## START

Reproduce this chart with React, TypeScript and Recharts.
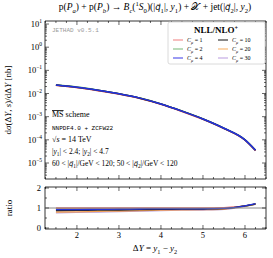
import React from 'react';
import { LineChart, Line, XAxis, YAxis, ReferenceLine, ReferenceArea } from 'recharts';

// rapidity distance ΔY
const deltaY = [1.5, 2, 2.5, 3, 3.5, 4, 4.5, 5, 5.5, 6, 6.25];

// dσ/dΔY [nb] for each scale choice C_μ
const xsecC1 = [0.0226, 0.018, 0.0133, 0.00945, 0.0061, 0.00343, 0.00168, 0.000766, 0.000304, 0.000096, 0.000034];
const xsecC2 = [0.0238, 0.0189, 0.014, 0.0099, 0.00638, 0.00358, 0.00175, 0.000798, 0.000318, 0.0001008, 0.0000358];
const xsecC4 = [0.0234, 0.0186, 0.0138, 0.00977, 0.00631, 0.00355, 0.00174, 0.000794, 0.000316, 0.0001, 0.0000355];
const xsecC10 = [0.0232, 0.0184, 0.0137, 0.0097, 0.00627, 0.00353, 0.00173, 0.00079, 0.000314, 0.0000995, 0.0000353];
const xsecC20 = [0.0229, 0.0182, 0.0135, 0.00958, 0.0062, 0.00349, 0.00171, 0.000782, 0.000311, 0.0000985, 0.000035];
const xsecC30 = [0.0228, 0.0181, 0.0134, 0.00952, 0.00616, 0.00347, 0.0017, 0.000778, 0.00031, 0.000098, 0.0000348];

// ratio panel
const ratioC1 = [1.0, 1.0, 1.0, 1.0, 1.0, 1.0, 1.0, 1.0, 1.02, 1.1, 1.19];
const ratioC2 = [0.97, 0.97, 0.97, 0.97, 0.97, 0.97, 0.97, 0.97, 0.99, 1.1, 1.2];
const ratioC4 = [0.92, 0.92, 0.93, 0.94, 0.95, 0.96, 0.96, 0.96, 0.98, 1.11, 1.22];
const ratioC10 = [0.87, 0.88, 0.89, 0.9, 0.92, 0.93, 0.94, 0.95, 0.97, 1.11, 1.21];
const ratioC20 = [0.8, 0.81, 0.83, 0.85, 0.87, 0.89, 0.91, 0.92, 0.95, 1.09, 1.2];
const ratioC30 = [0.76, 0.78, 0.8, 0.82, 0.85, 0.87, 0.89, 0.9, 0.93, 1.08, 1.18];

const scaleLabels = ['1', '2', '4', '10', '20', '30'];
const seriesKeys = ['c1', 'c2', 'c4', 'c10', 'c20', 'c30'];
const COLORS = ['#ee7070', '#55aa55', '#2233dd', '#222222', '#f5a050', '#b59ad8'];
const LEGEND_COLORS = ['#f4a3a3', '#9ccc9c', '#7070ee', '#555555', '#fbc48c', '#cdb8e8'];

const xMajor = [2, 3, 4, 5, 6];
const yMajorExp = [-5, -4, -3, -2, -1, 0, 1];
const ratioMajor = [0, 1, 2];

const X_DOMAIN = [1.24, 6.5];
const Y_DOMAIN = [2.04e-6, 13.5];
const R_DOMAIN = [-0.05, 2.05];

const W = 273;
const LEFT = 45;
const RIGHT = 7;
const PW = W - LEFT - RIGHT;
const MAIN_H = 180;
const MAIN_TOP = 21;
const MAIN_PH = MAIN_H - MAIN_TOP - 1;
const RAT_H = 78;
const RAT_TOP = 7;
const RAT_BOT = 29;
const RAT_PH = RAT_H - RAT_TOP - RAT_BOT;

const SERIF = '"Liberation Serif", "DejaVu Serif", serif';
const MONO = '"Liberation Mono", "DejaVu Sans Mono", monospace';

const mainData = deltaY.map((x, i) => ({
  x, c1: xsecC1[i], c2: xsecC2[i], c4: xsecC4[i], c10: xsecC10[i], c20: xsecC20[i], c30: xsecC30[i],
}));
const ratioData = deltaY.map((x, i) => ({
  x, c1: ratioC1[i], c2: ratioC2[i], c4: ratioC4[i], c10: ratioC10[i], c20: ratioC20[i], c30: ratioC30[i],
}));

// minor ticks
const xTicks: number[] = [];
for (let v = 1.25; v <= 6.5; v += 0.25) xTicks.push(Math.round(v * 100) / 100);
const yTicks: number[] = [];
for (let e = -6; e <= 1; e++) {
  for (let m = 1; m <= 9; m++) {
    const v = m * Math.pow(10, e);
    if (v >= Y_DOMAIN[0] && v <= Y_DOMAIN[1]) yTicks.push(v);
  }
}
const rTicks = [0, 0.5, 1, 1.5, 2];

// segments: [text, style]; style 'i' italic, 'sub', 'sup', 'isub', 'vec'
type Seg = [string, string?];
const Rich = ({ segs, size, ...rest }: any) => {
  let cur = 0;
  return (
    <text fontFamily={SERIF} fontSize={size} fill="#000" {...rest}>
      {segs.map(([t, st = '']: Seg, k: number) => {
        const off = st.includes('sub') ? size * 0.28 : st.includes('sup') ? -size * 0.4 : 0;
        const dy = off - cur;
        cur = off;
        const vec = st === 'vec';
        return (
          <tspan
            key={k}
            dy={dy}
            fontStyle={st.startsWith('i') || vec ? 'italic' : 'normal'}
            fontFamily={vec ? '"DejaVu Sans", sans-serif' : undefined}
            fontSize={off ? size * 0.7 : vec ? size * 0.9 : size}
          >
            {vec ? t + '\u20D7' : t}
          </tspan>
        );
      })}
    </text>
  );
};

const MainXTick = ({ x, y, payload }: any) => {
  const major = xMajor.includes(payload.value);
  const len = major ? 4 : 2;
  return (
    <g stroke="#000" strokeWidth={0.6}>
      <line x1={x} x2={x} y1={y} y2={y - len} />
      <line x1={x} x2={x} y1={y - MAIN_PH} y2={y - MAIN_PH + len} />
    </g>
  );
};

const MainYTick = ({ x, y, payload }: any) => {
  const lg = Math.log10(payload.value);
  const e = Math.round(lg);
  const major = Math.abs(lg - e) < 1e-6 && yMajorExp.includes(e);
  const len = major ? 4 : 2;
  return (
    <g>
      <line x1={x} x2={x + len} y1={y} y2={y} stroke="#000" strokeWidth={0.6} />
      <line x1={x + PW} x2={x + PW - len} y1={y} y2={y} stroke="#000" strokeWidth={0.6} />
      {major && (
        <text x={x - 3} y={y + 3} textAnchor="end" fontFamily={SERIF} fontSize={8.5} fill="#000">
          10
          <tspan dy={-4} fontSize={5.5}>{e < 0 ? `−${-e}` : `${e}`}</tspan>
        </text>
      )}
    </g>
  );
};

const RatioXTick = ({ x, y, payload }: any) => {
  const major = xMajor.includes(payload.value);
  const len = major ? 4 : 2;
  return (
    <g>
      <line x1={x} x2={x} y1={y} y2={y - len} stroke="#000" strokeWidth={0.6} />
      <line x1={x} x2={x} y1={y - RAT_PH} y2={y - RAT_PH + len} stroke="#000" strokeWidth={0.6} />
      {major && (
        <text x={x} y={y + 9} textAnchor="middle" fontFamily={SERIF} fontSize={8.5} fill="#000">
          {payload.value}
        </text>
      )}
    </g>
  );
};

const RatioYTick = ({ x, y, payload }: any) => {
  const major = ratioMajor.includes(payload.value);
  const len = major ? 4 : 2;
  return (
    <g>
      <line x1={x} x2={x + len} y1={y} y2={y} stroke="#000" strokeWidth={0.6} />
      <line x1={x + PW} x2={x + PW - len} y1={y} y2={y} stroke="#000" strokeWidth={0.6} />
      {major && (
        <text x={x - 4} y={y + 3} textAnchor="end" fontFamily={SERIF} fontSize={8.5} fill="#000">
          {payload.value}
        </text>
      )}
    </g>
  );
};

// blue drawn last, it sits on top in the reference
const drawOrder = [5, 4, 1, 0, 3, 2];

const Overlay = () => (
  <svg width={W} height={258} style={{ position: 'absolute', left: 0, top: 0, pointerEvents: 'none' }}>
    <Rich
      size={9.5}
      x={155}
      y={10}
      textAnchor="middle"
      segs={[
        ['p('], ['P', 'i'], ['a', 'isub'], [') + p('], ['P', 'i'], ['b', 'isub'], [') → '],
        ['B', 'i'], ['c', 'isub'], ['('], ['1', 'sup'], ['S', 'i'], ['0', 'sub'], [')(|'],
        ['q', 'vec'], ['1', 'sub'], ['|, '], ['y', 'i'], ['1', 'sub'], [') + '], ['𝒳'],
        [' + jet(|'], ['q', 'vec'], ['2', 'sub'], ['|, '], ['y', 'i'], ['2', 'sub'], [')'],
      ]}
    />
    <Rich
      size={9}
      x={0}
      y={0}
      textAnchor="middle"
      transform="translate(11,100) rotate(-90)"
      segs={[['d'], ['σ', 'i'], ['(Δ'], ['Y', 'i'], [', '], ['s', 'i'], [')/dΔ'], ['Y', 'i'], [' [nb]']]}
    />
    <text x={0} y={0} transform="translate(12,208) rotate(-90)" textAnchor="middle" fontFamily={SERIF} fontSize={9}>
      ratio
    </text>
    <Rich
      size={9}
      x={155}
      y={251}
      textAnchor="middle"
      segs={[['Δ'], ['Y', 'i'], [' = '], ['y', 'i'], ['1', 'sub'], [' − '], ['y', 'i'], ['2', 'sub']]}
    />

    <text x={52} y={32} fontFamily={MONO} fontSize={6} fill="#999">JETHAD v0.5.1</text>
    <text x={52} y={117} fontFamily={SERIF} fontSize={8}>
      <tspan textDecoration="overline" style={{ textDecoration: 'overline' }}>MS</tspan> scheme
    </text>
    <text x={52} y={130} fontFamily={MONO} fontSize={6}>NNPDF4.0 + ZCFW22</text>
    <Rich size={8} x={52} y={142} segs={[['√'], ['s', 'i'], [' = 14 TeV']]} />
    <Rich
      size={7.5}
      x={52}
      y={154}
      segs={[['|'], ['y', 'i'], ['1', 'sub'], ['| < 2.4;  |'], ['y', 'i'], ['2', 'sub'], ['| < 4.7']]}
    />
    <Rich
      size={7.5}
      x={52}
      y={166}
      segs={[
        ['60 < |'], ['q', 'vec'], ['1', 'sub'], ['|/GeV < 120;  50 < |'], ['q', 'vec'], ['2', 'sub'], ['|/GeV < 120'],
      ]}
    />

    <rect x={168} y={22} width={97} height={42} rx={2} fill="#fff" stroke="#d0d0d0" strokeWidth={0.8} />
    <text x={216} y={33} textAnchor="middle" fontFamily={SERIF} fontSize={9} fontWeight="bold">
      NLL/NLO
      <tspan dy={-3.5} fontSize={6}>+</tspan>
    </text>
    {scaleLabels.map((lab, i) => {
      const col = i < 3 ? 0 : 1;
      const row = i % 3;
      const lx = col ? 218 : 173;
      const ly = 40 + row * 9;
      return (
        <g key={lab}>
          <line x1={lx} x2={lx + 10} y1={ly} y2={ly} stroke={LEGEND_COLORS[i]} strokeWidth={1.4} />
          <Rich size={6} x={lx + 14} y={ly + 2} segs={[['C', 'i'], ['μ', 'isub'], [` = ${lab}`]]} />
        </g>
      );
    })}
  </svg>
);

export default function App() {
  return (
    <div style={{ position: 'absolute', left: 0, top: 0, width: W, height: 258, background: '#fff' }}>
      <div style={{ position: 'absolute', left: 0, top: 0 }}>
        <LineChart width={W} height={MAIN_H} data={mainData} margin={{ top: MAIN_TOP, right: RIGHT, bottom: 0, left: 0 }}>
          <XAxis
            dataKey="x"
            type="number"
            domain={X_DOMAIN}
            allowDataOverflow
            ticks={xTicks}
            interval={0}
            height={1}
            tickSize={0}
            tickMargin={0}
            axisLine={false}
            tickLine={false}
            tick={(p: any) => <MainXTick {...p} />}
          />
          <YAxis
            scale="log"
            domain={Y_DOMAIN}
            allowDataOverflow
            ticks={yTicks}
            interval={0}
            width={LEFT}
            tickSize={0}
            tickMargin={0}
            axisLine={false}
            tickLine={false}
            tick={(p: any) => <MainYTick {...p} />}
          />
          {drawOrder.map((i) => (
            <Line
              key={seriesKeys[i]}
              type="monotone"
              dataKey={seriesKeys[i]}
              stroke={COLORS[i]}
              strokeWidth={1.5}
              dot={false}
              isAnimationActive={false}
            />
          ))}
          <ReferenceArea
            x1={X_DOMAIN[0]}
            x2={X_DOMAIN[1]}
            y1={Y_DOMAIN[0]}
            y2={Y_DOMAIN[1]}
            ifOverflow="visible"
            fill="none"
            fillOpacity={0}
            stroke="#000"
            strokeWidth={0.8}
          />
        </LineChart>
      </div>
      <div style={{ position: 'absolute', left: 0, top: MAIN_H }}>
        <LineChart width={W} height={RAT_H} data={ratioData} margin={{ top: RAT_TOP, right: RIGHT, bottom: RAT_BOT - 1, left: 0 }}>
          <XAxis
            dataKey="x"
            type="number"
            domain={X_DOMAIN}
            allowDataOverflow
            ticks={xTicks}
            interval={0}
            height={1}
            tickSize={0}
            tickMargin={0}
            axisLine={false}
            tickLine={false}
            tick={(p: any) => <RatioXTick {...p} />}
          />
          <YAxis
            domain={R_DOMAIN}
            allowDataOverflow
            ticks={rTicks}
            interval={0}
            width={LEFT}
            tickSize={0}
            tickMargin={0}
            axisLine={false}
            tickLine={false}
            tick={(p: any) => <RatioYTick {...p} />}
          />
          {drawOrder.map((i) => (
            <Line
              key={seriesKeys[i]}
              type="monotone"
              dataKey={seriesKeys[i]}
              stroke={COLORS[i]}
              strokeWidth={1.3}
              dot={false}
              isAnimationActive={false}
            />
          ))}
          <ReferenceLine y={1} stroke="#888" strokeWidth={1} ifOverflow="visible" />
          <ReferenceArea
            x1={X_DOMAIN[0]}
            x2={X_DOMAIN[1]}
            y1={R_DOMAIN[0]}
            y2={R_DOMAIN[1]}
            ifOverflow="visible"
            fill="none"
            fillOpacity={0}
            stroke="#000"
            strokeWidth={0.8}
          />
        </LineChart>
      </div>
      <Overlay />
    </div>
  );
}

## END

**Your goal**: Report only the number of lines in the listing that contain the word "React".

**The output**: 2